To be done>
Copy all the entries below exactly, but not the pictures.

--- --- ---

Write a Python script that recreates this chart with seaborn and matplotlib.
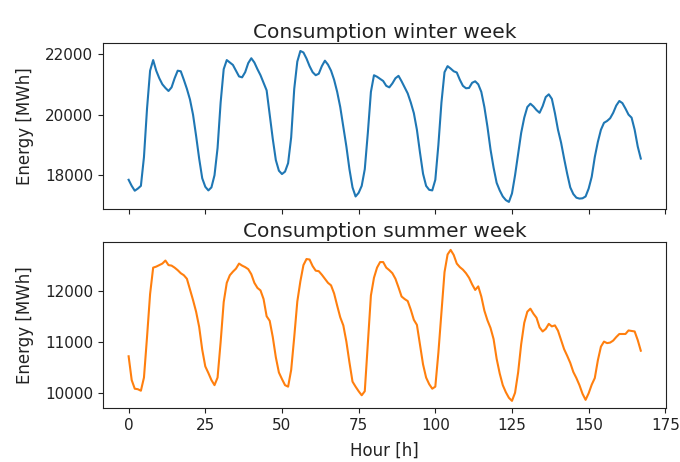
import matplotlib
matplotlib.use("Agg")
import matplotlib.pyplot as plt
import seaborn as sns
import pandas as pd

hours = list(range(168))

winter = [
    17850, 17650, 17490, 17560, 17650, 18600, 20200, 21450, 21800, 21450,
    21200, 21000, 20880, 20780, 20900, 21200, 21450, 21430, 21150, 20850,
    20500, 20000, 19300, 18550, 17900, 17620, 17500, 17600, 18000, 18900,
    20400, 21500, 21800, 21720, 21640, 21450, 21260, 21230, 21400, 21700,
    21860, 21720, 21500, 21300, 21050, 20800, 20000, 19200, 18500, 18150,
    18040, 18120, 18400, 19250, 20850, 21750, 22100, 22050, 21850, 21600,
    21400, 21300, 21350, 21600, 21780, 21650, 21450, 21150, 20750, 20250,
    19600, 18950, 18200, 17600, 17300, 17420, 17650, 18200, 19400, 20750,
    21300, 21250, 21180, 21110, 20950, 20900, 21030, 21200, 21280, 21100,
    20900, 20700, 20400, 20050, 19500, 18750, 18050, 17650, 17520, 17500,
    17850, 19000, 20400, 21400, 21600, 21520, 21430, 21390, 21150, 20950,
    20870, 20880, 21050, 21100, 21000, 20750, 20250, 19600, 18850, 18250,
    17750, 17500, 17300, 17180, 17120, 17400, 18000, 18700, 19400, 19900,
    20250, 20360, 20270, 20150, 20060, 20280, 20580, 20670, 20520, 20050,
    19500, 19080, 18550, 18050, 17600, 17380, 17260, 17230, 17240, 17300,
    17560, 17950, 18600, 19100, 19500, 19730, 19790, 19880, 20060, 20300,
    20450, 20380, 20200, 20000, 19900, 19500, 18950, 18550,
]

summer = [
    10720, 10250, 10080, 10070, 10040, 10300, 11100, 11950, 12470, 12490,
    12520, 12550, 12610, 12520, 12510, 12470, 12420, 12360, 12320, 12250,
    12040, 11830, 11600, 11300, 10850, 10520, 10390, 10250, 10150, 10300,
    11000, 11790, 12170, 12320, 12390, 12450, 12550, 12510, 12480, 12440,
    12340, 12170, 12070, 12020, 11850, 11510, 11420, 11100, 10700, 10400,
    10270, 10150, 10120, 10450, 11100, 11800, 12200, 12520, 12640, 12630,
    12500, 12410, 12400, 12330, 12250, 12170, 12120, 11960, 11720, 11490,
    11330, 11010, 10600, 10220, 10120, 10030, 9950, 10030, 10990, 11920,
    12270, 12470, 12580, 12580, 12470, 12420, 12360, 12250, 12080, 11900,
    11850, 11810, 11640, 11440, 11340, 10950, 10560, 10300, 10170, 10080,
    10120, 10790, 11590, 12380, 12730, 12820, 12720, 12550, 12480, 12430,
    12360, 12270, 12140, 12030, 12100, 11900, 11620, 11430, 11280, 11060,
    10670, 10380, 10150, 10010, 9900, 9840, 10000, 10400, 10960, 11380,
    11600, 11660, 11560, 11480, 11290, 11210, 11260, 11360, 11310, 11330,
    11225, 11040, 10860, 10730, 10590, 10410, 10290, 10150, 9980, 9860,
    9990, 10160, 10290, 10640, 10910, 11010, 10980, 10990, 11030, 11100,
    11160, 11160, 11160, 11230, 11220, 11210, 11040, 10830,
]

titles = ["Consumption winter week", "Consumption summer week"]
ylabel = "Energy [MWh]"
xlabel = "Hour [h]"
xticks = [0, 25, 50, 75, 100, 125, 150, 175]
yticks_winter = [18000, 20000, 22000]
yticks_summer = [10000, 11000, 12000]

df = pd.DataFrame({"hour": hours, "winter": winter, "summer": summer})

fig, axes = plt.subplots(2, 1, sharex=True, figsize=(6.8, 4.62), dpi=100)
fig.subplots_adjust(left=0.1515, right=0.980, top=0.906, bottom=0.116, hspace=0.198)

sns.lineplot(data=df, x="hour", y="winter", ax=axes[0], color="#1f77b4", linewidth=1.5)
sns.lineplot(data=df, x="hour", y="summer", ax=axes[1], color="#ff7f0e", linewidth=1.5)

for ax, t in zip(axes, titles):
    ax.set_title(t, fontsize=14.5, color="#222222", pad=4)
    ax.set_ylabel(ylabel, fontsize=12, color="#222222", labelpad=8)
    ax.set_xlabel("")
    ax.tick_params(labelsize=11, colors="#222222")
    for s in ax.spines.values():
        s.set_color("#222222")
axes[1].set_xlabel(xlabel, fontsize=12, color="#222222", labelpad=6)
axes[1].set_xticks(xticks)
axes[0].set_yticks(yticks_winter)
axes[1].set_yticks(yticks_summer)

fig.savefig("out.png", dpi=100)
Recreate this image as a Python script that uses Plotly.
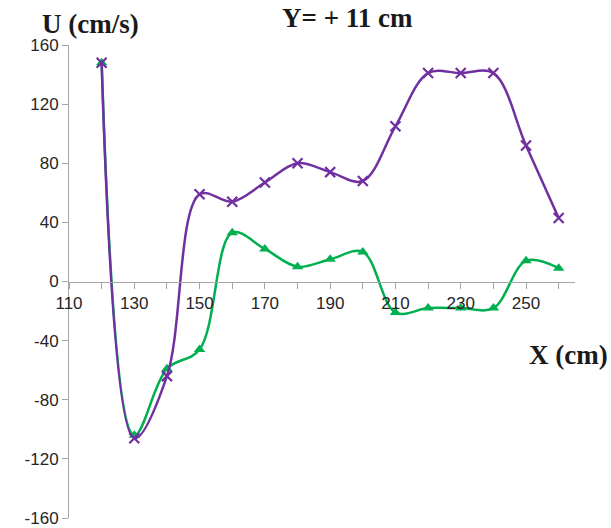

--- --- ---

Response>
Write a Python script that recreates this chart with seaborn and matplotlib.
import matplotlib
matplotlib.use("Agg")
import matplotlib.pyplot as plt
import seaborn as sns
import pandas as pd

hours = list(range(168))

winter = [
    17850, 17650, 17490, 17560, 17650, 18600, 20200, 21450, 21800, 21450,
    21200, 21000, 20880, 20780, 20900, 21200, 21450, 21430, 21150, 20850,
    20500, 20000, 19300, 18550, 17900, 17620, 17500, 17600, 18000, 18900,
    20400, 21500, 21800, 21720, 21640, 21450, 21260, 21230, 21400, 21700,
    21860, 21720, 21500, 21300, 21050, 20800, 20000, 19200, 18500, 18150,
    18040, 18120, 18400, 19250, 20850, 21750, 22100, 22050, 21850, 21600,
    21400, 21300, 21350, 21600, 21780, 21650, 21450, 21150, 20750, 20250,
    19600, 18950, 18200, 17600, 17300, 17420, 17650, 18200, 19400, 20750,
    21300, 21250, 21180, 21110, 20950, 20900, 21030, 21200, 21280, 21100,
    20900, 20700, 20400, 20050, 19500, 18750, 18050, 17650, 17520, 17500,
    17850, 19000, 20400, 21400, 21600, 21520, 21430, 21390, 21150, 20950,
    20870, 20880, 21050, 21100, 21000, 20750, 20250, 19600, 18850, 18250,
    17750, 17500, 17300, 17180, 17120, 17400, 18000, 18700, 19400, 19900,
    20250, 20360, 20270, 20150, 20060, 20280, 20580, 20670, 20520, 20050,
    19500, 19080, 18550, 18050, 17600, 17380, 17260, 17230, 17240, 17300,
    17560, 17950, 18600, 19100, 19500, 19730, 19790, 19880, 20060, 20300,
    20450, 20380, 20200, 20000, 19900, 19500, 18950, 18550,
]

summer = [
    10720, 10250, 10080, 10070, 10040, 10300, 11100, 11950, 12470, 12490,
    12520, 12550, 12610, 12520, 12510, 12470, 12420, 12360, 12320, 12250,
    12040, 11830, 11600, 11300, 10850, 10520, 10390, 10250, 10150, 10300,
    11000, 11790, 12170, 12320, 12390, 12450, 12550, 12510, 12480, 12440,
    12340, 12170, 12070, 12020, 11850, 11510, 11420, 11100, 10700, 10400,
    10270, 10150, 10120, 10450, 11100, 11800, 12200, 12520, 12640, 12630,
    12500, 12410, 12400, 12330, 12250, 12170, 12120, 11960, 11720, 11490,
    11330, 11010, 10600, 10220, 10120, 10030, 9950, 10030, 10990, 11920,
    12270, 12470, 12580, 12580, 12470, 12420, 12360, 12250, 12080, 11900,
    11850, 11810, 11640, 11440, 11340, 10950, 10560, 10300, 10170, 10080,
    10120, 10790, 11590, 12380, 12730, 12820, 12720, 12550, 12480, 12430,
    12360, 12270, 12140, 12030, 12100, 11900, 11620, 11430, 11280, 11060,
    10670, 10380, 10150, 10010, 9900, 9840, 10000, 10400, 10960, 11380,
    11600, 11660, 11560, 11480, 11290, 11210, 11260, 11360, 11310, 11330,
    11225, 11040, 10860, 10730, 10590, 10410, 10290, 10150, 9980, 9860,
    9990, 10160, 10290, 10640, 10910, 11010, 10980, 10990, 11030, 11100,
    11160, 11160, 11160, 11230, 11220, 11210, 11040, 10830,
]

titles = ["Consumption winter week", "Consumption summer week"]
ylabel = "Energy [MWh]"
xlabel = "Hour [h]"
xticks = [0, 25, 50, 75, 100, 125, 150, 175]
yticks_winter = [18000, 20000, 22000]
yticks_summer = [10000, 11000, 12000]

df = pd.DataFrame({"hour": hours, "winter": winter, "summer": summer})

fig, axes = plt.subplots(2, 1, sharex=True, figsize=(6.8, 4.62), dpi=100)
fig.subplots_adjust(left=0.1515, right=0.980, top=0.906, bottom=0.116, hspace=0.198)

sns.lineplot(data=df, x="hour", y="winter", ax=axes[0], color="#1f77b4", linewidth=1.5)
sns.lineplot(data=df, x="hour", y="summer", ax=axes[1], color="#ff7f0e", linewidth=1.5)

for ax, t in zip(axes, titles):
    ax.set_title(t, fontsize=14.5, color="#222222", pad=4)
    ax.set_ylabel(ylabel, fontsize=12, color="#222222", labelpad=8)
    ax.set_xlabel("")
    ax.tick_params(labelsize=11, colors="#222222")
    for s in ax.spines.values():
        s.set_color("#222222")
axes[1].set_xlabel(xlabel, fontsize=12, color="#222222", labelpad=6)
axes[1].set_xticks(xticks)
axes[0].set_yticks(yticks_winter)
axes[1].set_yticks(yticks_summer)

fig.savefig("out.png", dpi=100)
Recreate this image as a Python script that uses Plotly.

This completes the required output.